The Weather Channel announced its unilateral venture back in the fall, whereupon the National Weather Service warned its meteorologists not to dignify the network’s first winter storm designation, “Athena,” with a mention.

Unfortunately, though, the gimmick started to gain traction with the nor’easter that dumped snow on New York and New England this month. Public officials and others, particularly on social media, began joining the channel’s hype machine in calling the storm “Nemo,” a name irrevocably bound to an animated clownfish. (Sorry, Jules Verne.)

At least the new regime replaces the channel’s previous, ad hoc efforts to name snowstorms — e.g., “Snowtober” — which were even worse. But it’s still a depressing attempt to disguise empty hype as empirical analysis.

How long can it be before this pseudoscientific system mutates to encompass even more unremarkable weather patterns? We might as well brace ourselves for Heat Wave LeBron or Stiff Breeze Bieber.

— The Philadelphia Inquirer

GRAPPLING WITH LOSS OF WRESTLING FROM OLYMPIC GAMES

We are not international purveyors of athletic competitions, so we don’t pretend to know the minds or responsibilities of members of the executive board of the International Olympic Committee.

But we know what we don’t like. And we don’t like the announcement yesterday that the board has recommended dropping wrestling as a sport from the 2020 Olympic Games.

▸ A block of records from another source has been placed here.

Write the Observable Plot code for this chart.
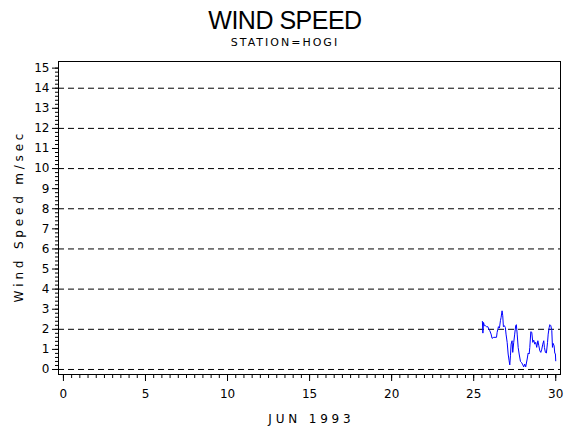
<!DOCTYPE html>
<html>
<head>
<meta charset="utf-8">
<script src="https://cdn.jsdelivr.net/npm/d3@7"></script>
<script src="https://cdn.jsdelivr.net/npm/@observablehq/plot@0.6"></script>
<style>
  body { margin: 0; background: #fff; width: 570px; height: 430px; overflow: hidden; }
  #title { position: absolute; left: 0; top: 5px; width: 570px; text-align: center;
           font-family: "Liberation Sans", Arial, sans-serif; font-size: 25px; line-height: 30px; letter-spacing: -0.5px; }
  #subtitle { position: absolute; left: 0; top: 36px; width: 570px; text-align: center;
           font-family: "DejaVu Sans", sans-serif; font-size: 11px; line-height: 14px; letter-spacing: 2px; }
  #chart { position: absolute; left: 0; top: 52px; }
  svg text { font-family: "DejaVu Sans", sans-serif; }
</style>
</head>
<body>
<div id="title">WIND SPEED</div>
<div id="subtitle">STATION=HOGI</div>
<div id="chart"></div>
<script>
const days = [25.53, 25.56, 25.60, 25.65, 25.71, 25.78, 25.86, 25.92, 25.98, 26.06, 26.12, 26.22, 26.39, 26.43, 26.51, 26.57, 26.63, 26.67, 26.73, 26.77, 26.81, 26.87, 26.93, 26.97, 27.04, 27.10, 27.16, 27.20, 27.24, 27.28, 27.34, 27.38, 27.44, 27.50, 27.56, 27.60, 27.65, 27.71, 27.77, 27.85, 27.91, 27.97, 28.05, 28.11, 28.17, 28.26, 28.32, 28.38, 28.42, 28.48, 28.54, 28.60, 28.66, 28.72, 28.78, 28.84, 28.91, 28.97, 29.03, 29.09, 29.15, 29.21, 29.27, 29.31, 29.37, 29.43, 29.50, 29.54, 29.60, 29.64, 29.70, 29.76, 29.80, 29.84, 29.90, 29.94, 29.98, 30.00];
const speeds = [2.39, 1.81, 2.34, 2.18, 2.18, 2.13, 2.13, 2.01, 1.93, 1.76, 1.55, 1.60, 1.60, 1.85, 2.13, 2.06, 2.43, 2.59, 2.92, 2.68, 2.13, 2.18, 2.09, 1.76, 1.35, 0.77, 0.43, 0.23, 0.68, 1.26, 1.43, 0.85, 1.35, 1.76, 2.18, 2.23, 1.76, 1.10, 0.77, 0.40, 0.35, 0.27, 0.13, 0.27, 0.13, 0.52, 0.82, 0.77, 1.10, 1.88, 1.85, 1.35, 1.46, 1.26, 1.35, 1.10, 1.43, 1.18, 0.93, 0.85, 1.01, 1.26, 1.43, 1.10, 0.85, 0.82, 1.35, 1.76, 2.09, 2.23, 2.18, 1.93, 1.10, 1.30, 1.18, 0.82, 0.77, 0.43];
const yMajor = d3.range(0, 16, 1);
const yMinor = d3.range(0, 15.01, 0.2);
const xMajor = [0, 5, 10, 15, 20, 25, 30];
const xMinor = d3.range(0, 30.01, 0.5);
const gridValues = [0, 2, 4, 6, 8, 10, 12, 14];

const data = days.map((d, i) => ({day: d, speed: speeds[i]}));

const chart = Plot.plot({
  width: 570,
  height: 378,
  marginLeft: 58,
  marginRight: 10,
  marginTop: 9,
  marginBottom: 56,
  style: {fontSize: "12px", color: "#000"},
  x: {domain: [-0.3, 30.29]},
  y: {domain: [-0.25, 15.33]},
  marks: [
    Plot.ruleY(gridValues, {stroke: "#000", strokeDasharray: "6,4", strokeWidth: 1}),
    Plot.axisY({ticks: yMinor, tickSize: 3, text: null, label: null, stroke: "#000"}),
    Plot.axisY({ticks: yMajor, tickSize: 6, tickPadding: 3, tickFormat: d => String(d), label: "W i n d   S p e e d   m / s e c", labelAnchor: "center", labelArrow: "none", labelOffset: 44, stroke: "#000", fill: "#000", fontSize: 12}),
    Plot.axisX({ticks: xMinor, tickSize: 4, text: null, label: null, stroke: "#000"}),
    Plot.axisX({ticks: xMajor, tickSize: 7, tickPadding: 8, tickFormat: d => String(d), label: "J U N   1 9 9 3", labelAnchor: "center", labelArrow: "none", labelOffset: 48, stroke: "#000", fill: "#000", fontSize: 12}),
    Plot.frame({stroke: "#000", strokeWidth: 1}),
    Plot.line(data, {x: "day", y: "speed", stroke: "#0000ff", strokeWidth: 1})
  ]
});
document.getElementById("chart").appendChild(chart);
</script>
</body>
</html>
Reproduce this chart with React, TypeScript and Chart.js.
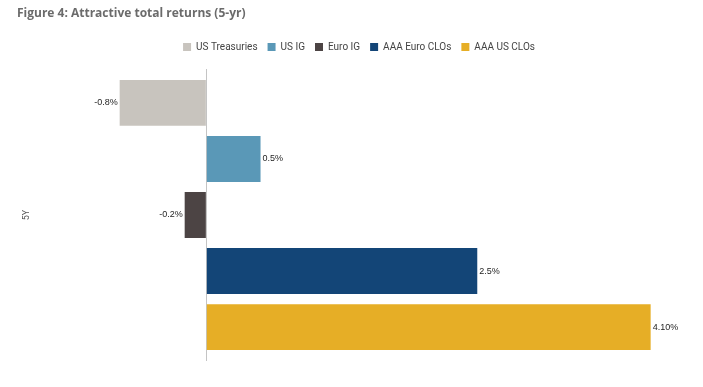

Wrestling? We can well imagine the rampage our late newsroom colleague and longtime wrestling supporter and writer, Dan Sernoffsky, would be having to say about now. Actually, he’d probably be writing this piece filled with far greater outrage than we can muster.

We’ll carry the (Olympic) torch for him as well as we’re able.

Wrestling was a part of the ancient Olympic Games. The ones that occurred when Greece was still worshipping Zeus and Hera. While original events focused on running, it wasn’t long before martial sports – like boxing and wrestling – became part of the mix.

Any event that had a place in the ancient Olympic Games would seem to us to have the ultimate grandfather clause for being included in our modern games, in perpetuity.

We’ll make an exception for chariot racing, but otherwise, if the events were contested and dedicated to the honor of the ancient gods, it hardly seems right that anyone has the authority to put such an event on the shelf.

No, wrestling belongs in the Olympic Games. It belonged in ancient times; belonged since the re-creation of the Olympic games first contested — in Athens, logically and rightfully — in 1896; and continuing long beyond 2020.

There are seven other events that are going to be fighting for their lives for inclusion in the games beyond 2020.

Those sports are baseball/softball, karate, roller sports, sport climbing, squash, wakeboarding and wushu.

Wait, what?

We have problems with the inclusion of a couple other events on that list. Karate is also a martial art with an ancient history and modern applications. It’s not a European art, but that doesn’t detract from its significance. It’s the kind of event, had the original games been contested in Japan instead of Greece, that would have been included. It, too, should be allowed to hold place in the games.

Wushu (and we admit we had to look it up) is a Chinese martial art. See our argument regarding karate above.

But wakeboarding? Wakeboarding? And sport climbing? Really?

They don’t quite strike us as having millennia of significance to any particular world culture. They don’t strike us as having martial applications that would make sense as a basis for competition. We’re sure they have their fans, and we humans will make a competition out of anything, but we can’t fathom agreeing with an argument that such events belong in the Olympics, especially if they supplant things like wrestling.

Wrestling. There is hardly a more basic individual competition that can be conceived, other than running. The ancient Greeks knew that. That’s why both events came to be a part of their games.

The organizers of the modern Olympics knew that from the start.

Today’s IOC executive board has apparently forgotten it. Somebody needs a semi-gentle half-nelson to spur either memory or better sense. We’re sure there are some volunteers — many of them world-class wrestlers — who’d take us up on the idea.